‘Política é inclusão’, diz paulistana que tenta vaga no Congresso dos EUA
Em depoimento a VEJA, Agatha Bacelar, de 27 anos, que é filha de pai americano, conta sua história e diz que 'processo de campanha pode ser horrível'
Nasci em São Paulo. Meu pai é americano e minha mãe, brasileira. Eles se conheceram numa viagem a Porto Rico e nunca viveram juntos. Quando eu estava com 1 ano, minha mãe decidiu que deveríamos nos mudar para os Estados Unidos. Formada em jornalismo, ela sempre foi uma cidadã do mundo; era versada em vários idiomas. Fomos para Miami, e cedo entrei em uma escola onde pudesse aprender diversas línguas. Cresci falando, além do português, inglês, espanhol e alemão.
Durante a vida escolar, fiz amizade com vários imigrantes. Só que havia uma importante diferença entre nós: eu tinha um pai americano, então obtive um passaporte que me permitia viajar sem problemas. Meus amigos não tinham isso. Assim, vi vários deles ser impedidos de tentar entrar numa universidade dos Estados Unidos, embora fossem bons alunos. Dessa maneira, a vida deles empacou. Alguns caíram em depressão, outros se voltaram para o álcool. Foi diante desse cenário que despertei para a questão da imigração, que me levaria para a política.

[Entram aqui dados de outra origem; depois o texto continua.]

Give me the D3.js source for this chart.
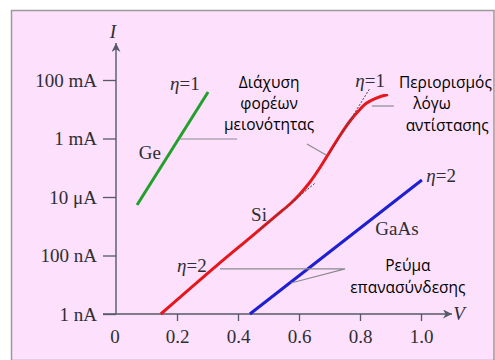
<!DOCTYPE html>
<html>
<head>
<meta charset="utf-8">
<script src="https://cdn.jsdelivr.net/npm/d3@7"></script>
<style>
  html, body { margin: 0; padding: 0; background: #ffffff; }
  svg { display: block; }
</style>
</head>
<body>
<svg id="chart" width="495" height="360"></svg>
<script>
// Diode I–V characteristics on a log current axis
const voltageTicks = [0, 0.2, 0.4, 0.6, 0.8, 1.0];
const voltageTickLabels = ["0", "0.2", "0.4", "0.6", "0.8", "1.0"];
const currentTicks = [1e-9, 1e-7, 1e-5, 1e-3, 1e-1];
const currentTickLabels = ["1 nA", "100 nA", "10 μA", "1 mA", "100 mA"];

// Germanium (ideality 1)
const geV = [0.069, 0.302];
const geI = [5.3e-6, 3.9e-2];

// Silicon: recombination region, diffusion region, series-resistance roll-off
const siV = [0.147, 0.33, 0.44, 0.528, 0.5705, 0.6033, 0.6361, 0.6689, 0.7016, 0.7344, 0.7672, 0.7934, 0.8197, 0.8492, 0.8918];
const siI = [1.0e-9, 4.5e-8, 4.1e-7, 2.43e-6, 5.77e-6, 1.27e-5, 3.26e-5, 1.02e-4, 3.6e-4, 1.27e-3, 3.96e-3, 8.38e-3, 1.57e-2, 2.33e-2, 3.19e-2];

// Gallium arsenide (ideality 2)
const gaasV = [0.439, 1.003];
const gaasI = [1.0e-9, 3.8e-5];

// Tangent (asymptote) lines on the Si curve
const tangent1V = [0.70, 0.833];
const tangent1I = [3.1e-4, 5.3e-2];
const tangent2V = [0.47, 0.655];
const tangent2I = [7.6e-7, 3.13e-5];

const svg = d3.select("#chart");
const W = 495, H = 360;

const x = d3.scaleLinear().domain([0, 1]).range([116, 421]);
const y = d3.scaleLog().domain([1e-9, 1e-1]).range([314, 80]);

const serif = "'Liberation Serif', 'Times New Roman', serif";
const sans = "'Open Sans', 'Noto Sans', sans-serif";
const axisColor = "#555a66";
const textColor = "#2e2e33";
const pointerColor = "#8a8a90";
const serifSize = 19;

// Panel
svg.append("rect")
  .attr("x", 11.5).attr("y", 10.5)
  .attr("width", W - 12.5).attr("height", H - 10)
  .attr("fill", "#fde0fb")
  .attr("stroke", "#9a9a9a").attr("stroke-width", 1.5);

// Arrow head marker
const defs = svg.append("defs");
defs.append("marker")
  .attr("id", "arrow")
  .attr("viewBox", "0 0 10 10")
  .attr("refX", 10).attr("refY", 5)
  .attr("markerWidth", 10).attr("markerHeight", 9)
  .attr("markerUnits", "userSpaceOnUse")
  .attr("orient", "auto")
  .append("path")
  .attr("d", "M0,0 L10,5 L0,10 L3,5 Z")
  .attr("fill", axisColor);

const x0 = x.range()[0], yBase = y.range()[0];

// Axes lines with arrows
svg.append("line")
  .attr("x1", x0).attr("y1", yBase)
  .attr("x2", x0).attr("y2", y.range()[1] - 37)
  .attr("stroke", axisColor).attr("stroke-width", 1.4)
  .attr("marker-end", "url(#arrow)");
svg.append("line")
  .attr("x1", x0 - 13).attr("y1", yBase)
  .attr("x2", x.range()[1] + 31).attr("y2", yBase)
  .attr("stroke", axisColor).attr("stroke-width", 1.4)
  .attr("marker-end", "url(#arrow)");

// X axis ticks and labels
const xAxis = d3.axisBottom(x)
  .tickValues(voltageTicks.slice(1))
  .tickSize(7)
  .tickFormat((d) => voltageTickLabels[voltageTicks.indexOf(d)]);
const gx = svg.append("g").attr("transform", `translate(0,${yBase})`).call(xAxis);
gx.select(".domain").remove();
gx.selectAll("line").attr("stroke", axisColor).attr("stroke-width", 1.3);
gx.selectAll("text")
  .attr("font-family", serif).attr("font-size", serifSize).attr("fill", textColor)
  .attr("dy", null).attr("y", 29);
svg.append("text")
  .attr("x", x(0) - 1).attr("y", yBase + 29)
  .attr("text-anchor", "middle")
  .attr("font-family", serif).attr("font-size", serifSize).attr("fill", textColor)
  .text(voltageTickLabels[0]);

// Y axis ticks and labels
const yAxis = d3.axisLeft(y)
  .tickValues(currentTicks)
  .tickSize(13)
  .tickPadding(6)
  .tickFormat((d) => currentTickLabels[currentTicks.indexOf(d)]);
const gy = svg.append("g").attr("transform", `translate(${x0},0)`).call(yAxis);
gy.select(".domain").remove();
gy.selectAll("line").attr("stroke", axisColor).attr("stroke-width", 1.3);
gy.selectAll("text")
  .attr("font-family", serif).attr("font-size", serifSize).attr("fill", textColor);

// Axis titles
svg.append("text")
  .attr("x", x0 - 3).attr("y", y.range()[1] - 42)
  .attr("text-anchor", "middle")
  .attr("font-family", serif).attr("font-style", "italic")
  .attr("font-size", serifSize).attr("fill", textColor)
  .text("I");
svg.append("text")
  .attr("x", x.range()[1] + 38).attr("y", yBase + 6)
  .attr("text-anchor", "middle")
  .attr("font-family", serif).attr("font-style", "italic")
  .attr("font-size", serifSize).attr("fill", textColor)
  .text("V");

// Curves
const line = d3.line().x((d) => x(d[0])).y((d) => y(d[1]));
const smooth = d3.line().x((d) => x(d[0])).y((d) => y(d[1])).curve(d3.curveCatmullRom.alpha(0.5));
const zip = (a, b) => a.map((v, i) => [v, b[i]]);

function drawTangent(vs, is) {
  svg.append("path")
    .datum(zip(vs, is))
    .attr("d", line)
    .attr("fill", "none")
    .attr("stroke", "#444")
    .attr("stroke-width", 1)
    .attr("stroke-dasharray", "2,1.5");
}

svg.append("path")
  .datum(zip(geV, geI))
  .attr("d", line)
  .attr("fill", "none").attr("stroke", "#22a02c").attr("stroke-width", 3);

svg.append("path")
  .datum(zip(siV, siI))
  .attr("d", smooth)
  .attr("fill", "none").attr("stroke", "#e5171c").attr("stroke-width", 3);

svg.append("path")
  .datum(zip(gaasV, gaasI))
  .attr("d", line)
  .attr("fill", "none").attr("stroke", "#1d1fd0").attr("stroke-width", 3);

drawTangent(tangent1V, tangent1I);
drawTangent(tangent2V, tangent2I);

// Pointer lines from labels to curves
const pointers = [
  [[0.207, 10 ** -3.017], [0.397, 10 ** -3.017]],
  [[0.626, 10 ** -3.188], [0.689, 10 ** -3.564]],
  [[0.839, 10 ** -1.889], [0.911, 10 ** -1.889]],
  [[0.341, 10 ** -7.46], [0.751, 10 ** -7.46], [0.574, 10 ** -7.94]]
];
pointers.forEach((p) => {
  svg.append("path")
    .datum(p)
    .attr("d", line)
    .attr("fill", "none").attr("stroke", pointerColor).attr("stroke-width", 1.2);
});

// Ideality factor and material labels
function etaLabel(v, logI, n) {
  const t = svg.append("text")
    .attr("x", x(v)).attr("y", y(10 ** logI))
    .attr("dy", "0.35em")
    .attr("text-anchor", "middle")
    .attr("font-family", serif).attr("font-size", serifSize).attr("fill", textColor);
  t.append("tspan").attr("font-style", "italic").text("η");
  t.append("tspan").text("=" + n);
}
etaLabel(0.226, -1.10, 1);
etaLabel(0.833, -1.00, 1);
etaLabel(0.249, -7.325, 2);
etaLabel(1.066, -4.248, 2);

function serifLabel(v, logI, s) {
  svg.append("text")
    .attr("x", x(v)).attr("y", y(10 ** logI))
    .attr("dy", "0.35em")
    .attr("text-anchor", "middle")
    .attr("font-family", serif).attr("font-size", serifSize).attr("fill", textColor)
    .text(s);
}
serifLabel(0.111, -3.46, "Ge");
serifLabel(0.469, -5.58, "Si");
serifLabel(0.921, -6.06, "GaAs");

// Greek annotation blocks
function sansBlock(lines) {
  lines.forEach(([v, logI, s]) => {
    svg.append("text")
      .attr("x", x(v)).attr("y", y(10 ** logI))
      .attr("dy", "0.35em")
      .attr("text-anchor", "middle")
      .attr("font-family", sans).attr("font-size", 15.5).attr("fill", "#000")
      .text(s);
  });
}
sansBlock([
  [0.502, -1.103, "Διάχυση"],
  [0.502, -1.82, "φορέων"],
  [0.502, -2.54, "μειονότητας"]
]);
sansBlock([
  [1.08, -1.10, "Περιορισμός"],
  [1.036, -1.82, "λόγω"],
  [1.086, -2.57, "αντίστασης"]
]);
sansBlock([
  [0.957, -7.359, "Ρεύμα"],
  [0.957, -8.08, "επανασύνδεσης"]
]);
</script>
</body>
</html>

Aprovada com bolsa quase integral, ingressei na Universidade Stanford. Lá, cursei design de produtos — e continuei atenta às questões sociais. A cada verão eu ia para um lugar diferente. Dei aulas a meninas no Quênia; na Índia e no Camboja, envolvi-me com o problema do saneamento básico. Esse tipo de experiência só fez crescer em mim a vontade de ajudar o próximo. Isso se acentuou durante os anos em que trabalhei no Emerson Collective, organização empenhada em promover mudanças sociais, fundada em 2004 pela executiva Laurene Powell Jobs (viúva de Steve Jobs). No entanto, aqui no Vale do Silício, na Califórnia, onde vivo, existe a mentalidade de que pessoas ambiciosas não trabalham para o Estado. Com tudo o que aprendi no âmbito social, porém, descobri que os desafios mais complexos passam pelo universo da política. Se queria resolvê-los, eu precisava me lançar nela.
Aos poucos, foi crescendo em mim a ideia de tentar uma vaga no Congresso. Resolvi concorrer pelo Partido Democrata porque acredito que ele luta por uma sociedade mais inclusiva — exatamente o que almejo. Política é inclusão. O processo de campanha pode ser horrível. É muito caro, e há pessoas que tentam fazer com que você suje o seu oponente. A mídia pode estar mais interessada em fofocas do que em conversas reais. A gente quer as melhores pessoas no governo, entretanto o sistema prefere indivíduos agressivos ou com mais dinheiro. Hoje, o membro médio do Congresso é homem, advogado, rico, de 58 anos. Apesar disso, tenho muita esperança. Os tempos estão mudando.
Concorro para tornar o Congresso mais reflexivo e responsivo ao público. Quero acabar com a noção de que os políticos só aparecem para participar da sociedade a cada quatro anos. As eleições primárias acontecerão em março de 2020. Vários candidatos concorrerão a duas vagas. Estou competindo com Nancy Pelosi (a atual presidente da Câmara dos Representantes), que provavelmente será a número 1. Meu objetivo é o segundo lugar. Se isso ocorrer, poderemos avançar para a eleição geral, nacional, marcada para novembro do próximo ano, que consagrará apenas uma candidatura.
Quando eu era criança, imaginei que um dia voltaria ao Brasil para trabalhar, mas passei tanto tempo nos EUA que considero cada vez mais difícil tornar a viver no país onde nasci. Ao longo dos anos, vi quantos problemas persistem no Brasil. Se eu regressasse, sentiria como se estivesse retornando ao país para “salvá-lo”, de certa forma. Não quero isso.
É importante, no entanto, frisar: tenho muito orgulho de ser brasileira. A simpatia do nosso povo mudou a minha vida, especialmente na área da política. Essa nossa maneira feliz de ser atrai as pessoas, o que me ajuda muito a falar com os outros. Na minha campanha, preciso conversar diariamente com vários estrangeiros — e uso o charme brasileiro para isso.